Circunstancias que sí hacen al caso, pero sobre las que me han pedido reserva por razones personales –demanda que respeto–, me han llevado a repasar un texto que escribí hace cinco años para esta página web en el que rememoraba varias muertes y reflexionaba sobre el tan común olvido. Según lo he leído, me he dado cuenta de que podía haberlo escrito esta misma mañana. Mis sentimientos son hoy los mismos, punto por punto, que hace un lustro. En sentido y en hondura. Como se trata de impulsos anímicos que ni pierden ni quiero que pierdan actualidad, reproduzco lo que escribí entonces. Decía así:
«”Nosotros no olvidamos”.
Las gentes de izquierda tenemos una relación conflictiva con la memoria. Nos pasamos la vida prometiendo –prometiéndonos– que no vamos a olvidar.

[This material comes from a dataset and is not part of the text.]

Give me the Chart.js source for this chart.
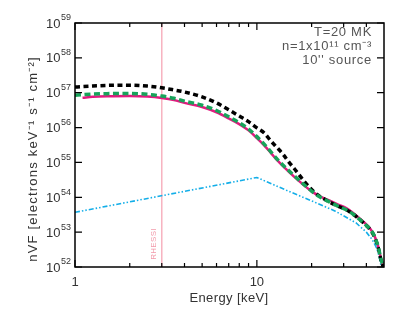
<!DOCTYPE html>
<html>
<head>
<meta charset="utf-8">
<script src="https://cdn.jsdelivr.net/npm/chart.js@4"></script>
<style>
html,body{margin:0;padding:0;background:#fff;}
#wrap{position:relative;width:407px;height:316px;}
</style>
</head>
<body>
<div id="wrap"><canvas id="c" width="407" height="316"></canvas></div>
<script>
// ---- data ----
const energies = [1, 1.1, 1.25, 1.5, 2, 2.5, 3, 3.5, 4, 5, 6, 7, 8, 9, 10, 11, 12, 13, 14, 15, 16, 18, 20, 22, 25, 28, 31, 34, 37, 40, 42, 44, 46, 47, 48, 49, 49.5];
const blackSeries = [1.45e57, 1.50e57, 1.55e57, 1.62e57, 1.64e57, 1.55e57, 1.38e57, 1.20e57, 1.05e57, 7.6e56, 5.1e56, 3.24e56, 2.14e56, 1.48e56, 9.8e55, 6.9e55, 4.0e55, 2.57e55, 1.66e55, 1.02e55, 6.8e54, 3.1e54, 1.66e54, 1.10e54, 7.4e53, 5.5e53, 4.4e53, 3.2e53, 2.24e53, 1.55e53, 1.17e53, 7.9e52, 4.3e52, 2.8e52, 1.66e52, 1.2e52, 1.0e52];
const greenSeries = [8.5e56, 8.8e56, 9.1e56, 9.4e56, 9.5e56, 9.0e56, 8.0e56, 6.9e56, 5.75e56, 4.37e56, 3.09e56, 2.04e56, 1.38e56, 9.1e55, 5.5e55, 3.3e55, 1.95e55, 1.20e55, 8.1e54, 5.75e54, 4.2e54, 2.4e54, 1.51e54, 1.05e54, 7.4e53, 5.5e53, 4.4e53, 3.2e53, 2.24e53, 1.55e53, 1.2e53, 8.3e52, 4.5e52, 2.95e52, 1.74e52, 1.23e52, 1.0e52];
const magentaSeries = [null, 7.2e56, 7.6e56, 7.9e56, 8.1e56, 7.8e56, 7.1e56, 6.2e56, 5.1e56, 3.9e56, 2.75e56, 1.84e56, 1.26e56, 8.3e55, 5.0e55, 3.05e55, 1.82e55, 1.12e55, 7.6e54, 5.4e54, 3.9e54, 2.3e54, 1.48e54, 1.10e54, 8.1e53, 6.2e53, 4.9e53, 3.5e53, 2.4e53, 1.66e53, 1.26e53, 8.5e52, 4.6e52, 3.0e52, 1.78e52, 1.26e52, 1.0e52];
const cyanEnergies = [1, 10, 15, 20, 27, 35, 40, 43, 45, 46, 47, 47.7, 48.3];
const cyanSeries = [3.7e53, 3.7e54, 1.48e54, 7.9e53, 4.0e53, 1.86e53, 1.0e53, 6.2e52, 4.0e52, 3.0e52, 2.0e52, 1.4e52, 1.0e52];
const rhessiEnergy = 3;
const xMajorTicks = [1, 10];
const xMinorTicks = [2, 3, 4, 5, 6, 7, 8, 9, 20, 30, 40];
const yExponents = [52, 53, 54, 55, 56, 57, 58, 59];
const annotationLines = ["T=20 MK", "n=1x10\u00b9\u00b9 cm\u207b\u00b3", "10'' source"];
const xTitle = "Energy [keV]";
const yTitle = "nVF [electrons keV\u207b\u00b9 s\u207b\u00b9 cm\u207b\u00b2]";

const pts = (xs, ys) => xs.map((x, i) => ({x: x, y: ys[i]})).filter(p => p.y !== null);

const FONT = '"Liberation Sans", Arial, sans-serif';

const framePlugin = {
  id: 'frame',
  afterDatasetsDraw(chart) {
    const ctx = chart.ctx;
    const a = chart.chartArea;
    const xs = chart.scales.x, ys = chart.scales.y;
    ctx.save();
    // box
    ctx.strokeStyle = '#000';
    ctx.lineWidth = 1.5;
    ctx.strokeRect(a.left, a.top, a.right - a.left, a.bottom - a.top);
    ctx.lineWidth = 1.2;
    ctx.beginPath();
    yExponents.forEach(e => {
      const y = ys.getPixelForValue(Math.pow(10, e));
      ctx.moveTo(a.left, y); ctx.lineTo(a.left + 7, y);
      ctx.moveTo(a.right, y); ctx.lineTo(a.right - 7, y);
    });
    xMajorTicks.forEach(v => {
      const x = xs.getPixelForValue(v);
      ctx.moveTo(x, a.bottom); ctx.lineTo(x, a.bottom - 7);
      ctx.moveTo(x, a.top); ctx.lineTo(x, a.top + 7);
    });
    xMinorTicks.forEach(v => {
      const x = xs.getPixelForValue(v);
      ctx.moveTo(x, a.bottom); ctx.lineTo(x, a.bottom - 4);
      ctx.moveTo(x, a.top); ctx.lineTo(x, a.top + 4);
    });
    ctx.stroke();

    // y tick labels with superscript exponents
    ctx.fillStyle = '#333';
    ctx.textBaseline = 'middle';
    yExponents.forEach(e => {
      const y = ys.getPixelForValue(Math.pow(10, e));
      ctx.font = '9px ' + FONT;
      ctx.textAlign = 'right';
      const expStr = String(e);
      const ew = ctx.measureText(expStr).width;
      ctx.fillText(expStr, a.left - 4, y - 5);
      ctx.font = '13px ' + FONT;
      ctx.fillText('10', a.left - 4 - ew - 0.5, y + 1);
    });
    // x tick labels
    ctx.font = '13px ' + FONT;
    ctx.textAlign = 'center';
    xMajorTicks.forEach(v => {
      ctx.fillText(String(v), xs.getPixelForValue(v), 282);
    });
    // axis titles
    ctx.letterSpacing = '0.4px';
    ctx.fillText(xTitle, 229, 298);
    ctx.save();
    ctx.letterSpacing = '1.2px';
    ctx.translate(33, 159);
    ctx.rotate(-Math.PI / 2);
    ctx.textAlign = 'center';
    ctx.fillText(yTitle, 0, 0);
    ctx.restore();

    // RHESSI label
    ctx.save();
    ctx.letterSpacing = '0.3px';
    ctx.fillStyle = '#f29aaa';
    ctx.font = '8px ' + FONT;
    ctx.translate(xs.getPixelForValue(rhessiEnergy) - 8, 244);
    ctx.rotate(-Math.PI / 2);
    ctx.textAlign = 'center';
    ctx.fillText('RHESSI', 0, 0);
    ctx.restore();

    // annotation
    ctx.fillStyle = '#555';
    ctx.font = '13px ' + FONT;
    ctx.letterSpacing = '0.7px';
    ctx.textAlign = 'right';
    const ay = [32, 46, 60];
    annotationLines.forEach((t, i) => ctx.fillText(t, 372, ay[i]));
    ctx.restore();
  }
};

new Chart(document.getElementById('c'), {
  type: 'line',
  data: {
    datasets: [
      {data: [{x: rhessiEnergy, y: 1e52}, {x: rhessiEnergy, y: 1e59}], borderColor: '#f7b3c0', borderWidth: 1.5, pointRadius: 0, order: 5},
      {data: pts(cyanEnergies, cyanSeries), borderColor: '#14aee8', borderWidth: 1.6, borderDash: [5, 2, 1.5, 2, 1.5, 2], pointRadius: 0, tension: 0, order: 4},
      {data: pts(energies, magentaSeries), borderColor: '#e3197f', borderWidth: 2.5, pointRadius: 0, cubicInterpolationMode: 'monotone', order: 3},
      {data: pts(energies, blackSeries), borderColor: '#000', borderWidth: 3.5, borderDash: [5, 3.5], pointRadius: 0, cubicInterpolationMode: 'monotone', order: 2},
      {data: pts(energies, greenSeries), borderColor: '#17a35a', borderWidth: 3.5, borderDash: [6, 3.5], pointRadius: 0, cubicInterpolationMode: 'monotone', order: 1}
    ]
  },
  options: {
    responsive: false,
    animation: false,
    events: [],
    layout: {padding: {left: 0, right: 23, top: 23, bottom: 0}},
    plugins: {legend: {display: false}, tooltip: {enabled: false}},
    scales: {
      x: {
        type: 'logarithmic', min: 1, max: 50,
        grid: {display: false, drawTicks: false}, border: {display: false},
        ticks: {display: false},
        afterFit: s => { s.height = 49; }
      },
      y: {
        type: 'logarithmic', min: 1e52, max: 1e59,
        grid: {display: false, drawTicks: false}, border: {display: false},
        ticks: {display: false},
        afterFit: s => { s.width = 75; }
      }
    }
  },
  plugins: [framePlugin]
});
</script>
</body>
</html>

Se trata por lo común de una memoria que no es memoria, sino deseo de venganza. Herriak ez du barkatuko («El pueblo no perdonará»), suele gritarse en Euskadi.
O en Argentina: «Ni olvido ni perdón».
Queremos vengar, sí, pero acabamos olvidando. No sólo olvidamos nuestros deseos de venganza –tan a menudo imposibles–, sino también a las víctimas a las que juramos memoria. Y probablemente para bien: el peso del dolor acumulado podría acabar por resultarnos insoportable.
Hablo en plural, pero la verdad es que no me siento demasiado concernido por la reflexión. Por alguna razón que desconozco –y que no vindico–, estoy muy mal dotado para el olvido de las penas.
Yo ya no sé si quiero o no quiero vengar a Aniano Jiménez, sindicalista cántabro de la HOAC a quien los fascistas arrebataron la vida de un tiro en Montejurra en 1976 y que murió en mis brazos. Sé que no lo he olvidado. Recuerdo como si fuera hoy aquel «¡No aviséis a la Policía, que estoy fichado!», casi tapado por la voz de José Antonio Labordeta, que cantaba a voz en cuello por los altavoces: «Habrá un día en que todos / al levantar la vista / veremos una tierra...».
Pobre Aniano.
Del mismo modo, cada vez que paso por la calle del Padre Larroca, en San Sebastián, junto al bar Iraeta, recuerdo a Jesús Mari Ripalda, el compañero al que la Policía mató en el curso de una manifestación contra el proceso de Burgos, en 1970.
Hubo allí en tiempos una placa conmemorativa. Ya no está.
No me hace falta.
Como no necesito que nadie me recuerde a Miquel Grau cuando camino por la Plaza de los Luceros, en Alacant. Pegaba carteles convocando a la Diada cuando un falangista le estrelló una jardinera en la cabeza y acabó con su vida.
¿Memoria política? No, qué va. Lo mío es amontonar tristezas de toda suerte. También llagas personales. También males de amor.
Creo que mi memoria es hemofílica: no consigue cicatrizar.
Hace sólo una semana que ha muerto mi madre y ya casi todo el mundo me invita al olvido. Me da que les sorprende –y que les preocupa– la tenacidad de mi dolor, vivo como el primer día.
Sé que pasará el tiempo y me haré a la idea. Me acostumbraré también a esa pena, la mayor de mi vida.
Pero no la olvidaré jamás.
En este caso, además, porque no quiero.»
P. D. Mi madre murió el 9 de diciembre de 2001. El texto precedente apareció en mi Diario de un resentido social con fecha 17 de diciembre de 2001.